One of the other things I’ve noticed about my own writing here is that the focus evolved– I started out writing about social activism and eventually, realizing I could only ever speak for myself, started limiting myself to those experiences.  The “Trans” category is the most used, at least recently, and that has almost always meant that I was speaking from a place of my own knowledge, my own experience.

But I’m finding I need to “identify” as trans less and less, and so need that category for my writing less and less.  I seem to be sitting in a headspace now that feels female, without necessarily being trans female.  Some of my online presences elsewhere don’t refer to this blog, or even mention that I’m trans, and some of the motivation for that, I think, can be traced to my previous post– if we’re not intimate, you don’t need to know whether I’ve had surgery, hell, whether I’m even trans in the first place.  The only time it does come up is when I’m speaking from my own experiences to a new audience, a group of people who haven’t realized that not everyone in the world reacts favorably to the word “tranny” or making fun of people that don’t identify as cisgender.
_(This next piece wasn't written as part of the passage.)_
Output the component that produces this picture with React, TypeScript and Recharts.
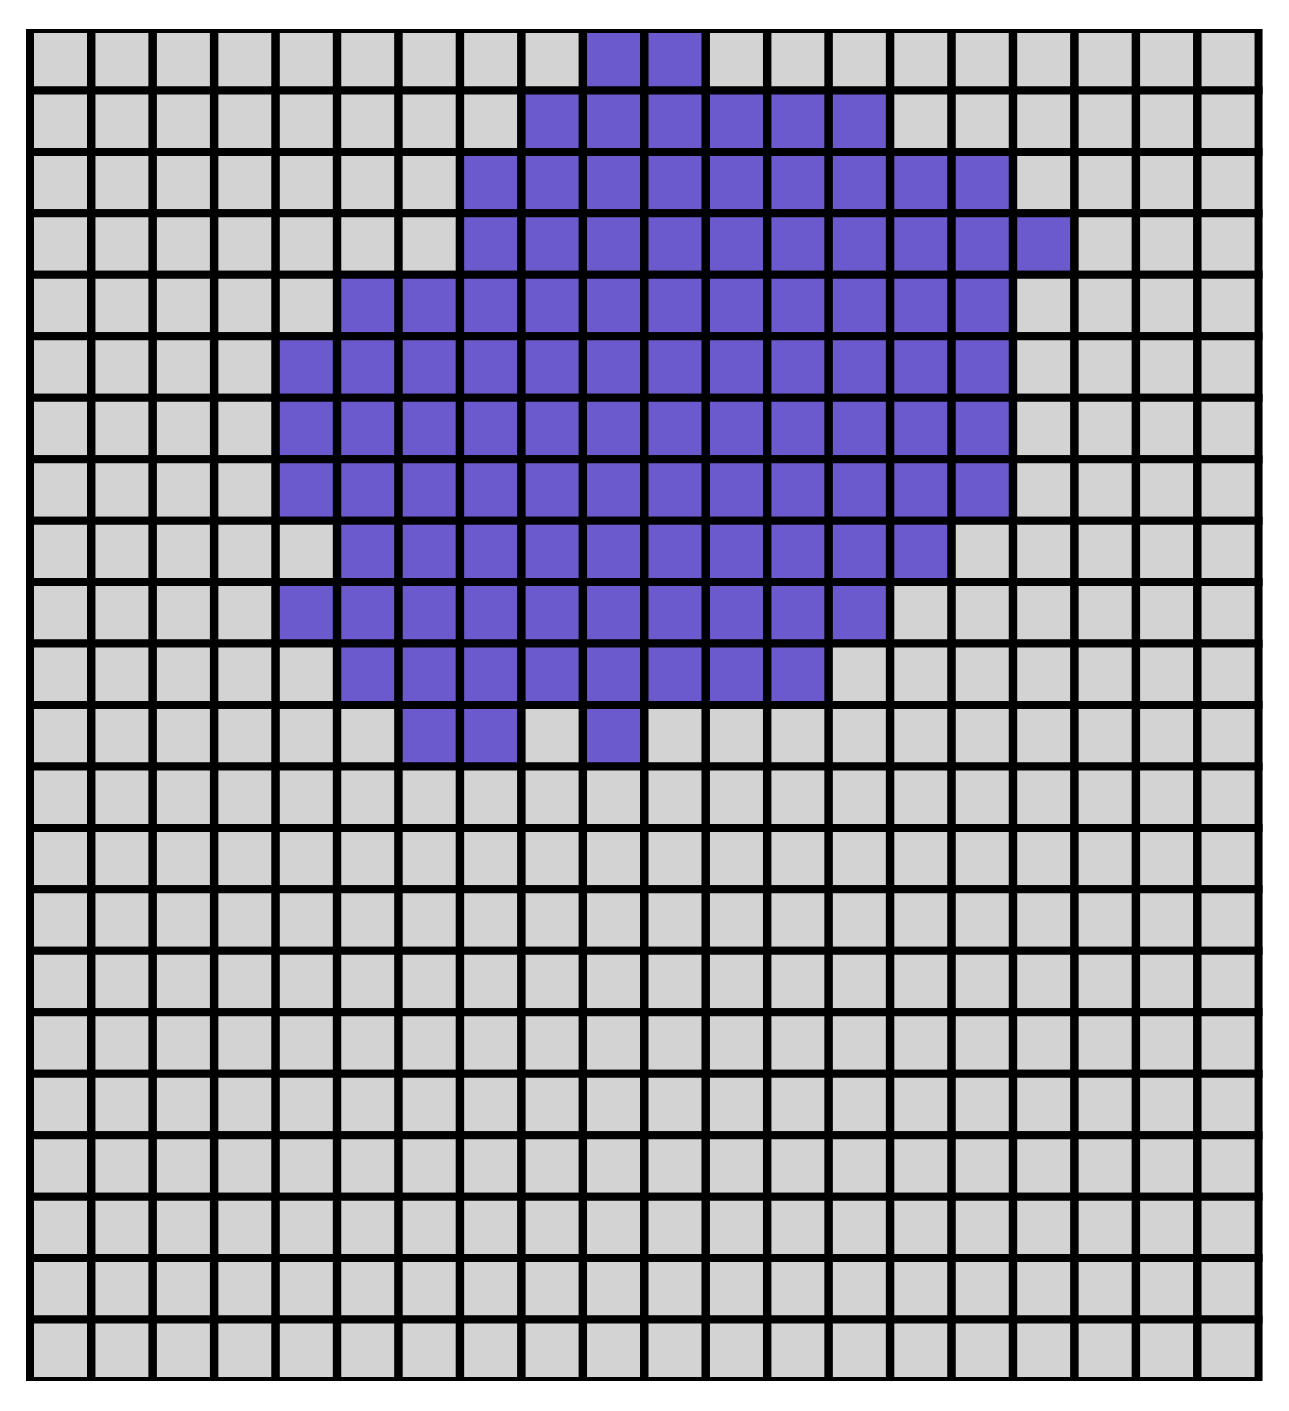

In those cases, I out myself, but that doesn’t seem to overshadow the rest of me.  If anything, because it’s such an infrequently seen part of my persona, it seems that people forget as soon as the discussion is over.  I’m not sure if that’s a good or a bad thing.

I know that I get clocked a lot more than I realize, I know that more people than I know have figured out that there’s something “up” with me, but most are too afraid to say anything.  They whisper, they talk, but for the most part now, I don’t care.  I know enough people who don’t care, either, and that generally makes up for any worry I have over not being perfect.